De nouveau, les prêtres balancent leurs encensoirs et mêlent leurs sons graves aux notes vibrantes des enfants ; de nouveau, le prélat bénit la foule. Les parents du défunt avancent un à un, en se signant ; ils prennent le bouquet d'herbes aromatiques déposé sur le corps, et le portent à leurs lèvres ; ils embrassent le front du mort. Pendant ce temps, les chants continuent de remplir la nef, et la lumière du jour luttant avec le reflet des lampes, au-dessus du cadavre, se résout, sur cette face pâle, en une teinte rosée qui lui rend comme une vie factice. Deux fois, j'ai cru qu'elle frémissait à ce contact.

Mais l'archevêque s'est retiré et les parents du mort l'emportent à sa dernière demeure. C'est un étroit caveau, situé près de l'église ; la fosse n'a pas plus de trois pieds de profondeur. Un homme saute dedans, y place un oreiller où reposera la tête, puis remonte, en riant de son agilité. La foule sourit à son tour. Quand la joie et le chagrin se coudoient partout en ce monde, pourquoi ne se retrouveraient-ils pas aux bords de la tombe?

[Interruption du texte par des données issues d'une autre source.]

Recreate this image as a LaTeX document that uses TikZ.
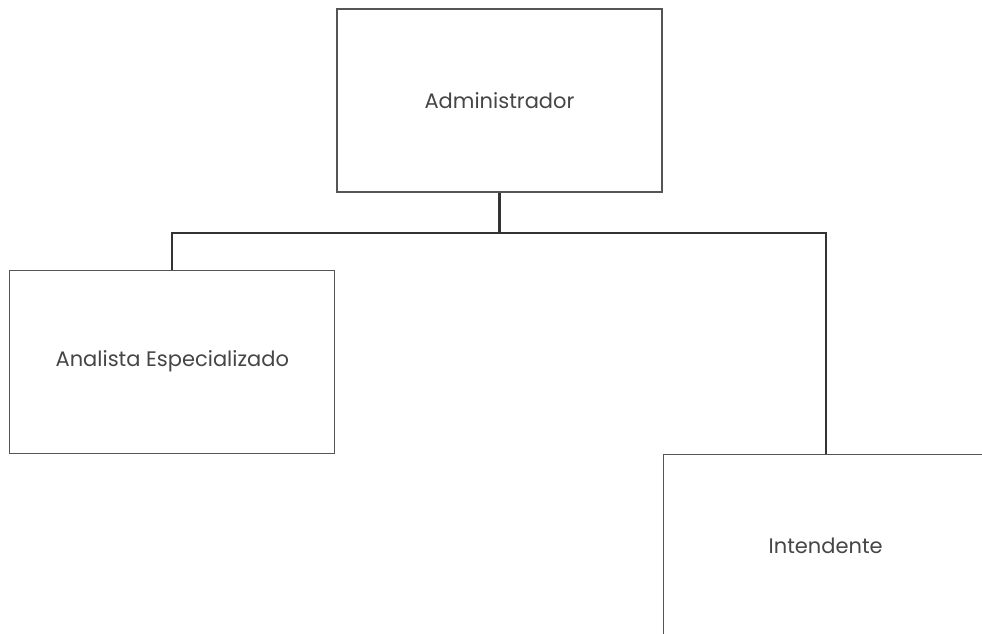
\documentclass[tikz,border=0pt]{standalone}
\usepackage{fontspec}
\setmainfont{Poppins}
\usepackage{xcolor}
\definecolor{bordegris}{RGB}{85, 85, 85}
\definecolor{lineaoscura}{RGB}{51, 51, 51}
\definecolor{textogris}{RGB}{70, 70, 70}
\usepackage{tikz}
\usetikzlibrary{positioning}

\begin{document}
\begin{tikzpicture}[x=1pt, y=-1pt,
  cargo/.style={draw=bordegris, line width=1.2pt, fill=white, inner sep=0pt, minimum width=325pt, minimum height=183pt, font=\fontsize{21}{25}\selectfont, text=textogris},
  enlace/.style={draw=lineaoscura, line width=2.2pt}]
\useasboundingbox (0,0) rectangle (982,634);

% puestos
\node[cargo] (admin) at (499.5,100.5) {Administrador};
\node[cargo, below left=77pt and 1pt of admin.south west] (analista) {Analista Especializado};
\node[cargo, below right=261pt and 0pt of admin.south east] (intendente) {Intendente};

% lineas
\draw[enlace] (admin.south) -- ++(0,40) coordinate (rama);
\draw[enlace] (rama) -| (analista.north);
\draw[enlace] (rama) -| (intendente.north);
\end{tikzpicture}
\end{document}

Quatre bras vigoureux saisissent le cadavre, l'enlèvent du brancard et le descendent, sans cercueil, dans le caveau. Un prêtre sort de l'église avec son bréviaire et un encensoir, et récite des prières. Il laisse tomber sur le corps quelques gouttes d'huile sainte, il en verse également sur une poignée de terre qu'on lui présente et qu'on jette dans la fosse. Un parent du défunt prend un caillou qu'il lance doucement au mort. C'est la fin de la cérémonie.

La tombe n'est pas remplie ; une pierre, à peine scellée, en ferme simplement l'ouverture et, le soir, on posera, dessus, une lampe qui sera allumée chaque jour, pendant un an. A cette époque, on déterrera le corps. Si les os ne sont pas complétement décharnés, l'archevêque reviendra prier sur le cadavre ; car les Grecs ont cette superstition que celui dont la chair ne se dissout pas en un an, est maudit. Si les ossements sont séparés de leur enveloppe, ils seront réunis dans un sac de toile et resteront accrochés au mur extérieur de l'église, ballottés par le vent, fouettés par la pluie, jusqu'au jour où la toile qui les renferme, usée et moisie, les laissera échapper sur le sol où le pied du passant frissonnera d'horreur en les heurtant. Alors, quelqu'un peut-être songera à les relever, pour les jeter dans le charnier.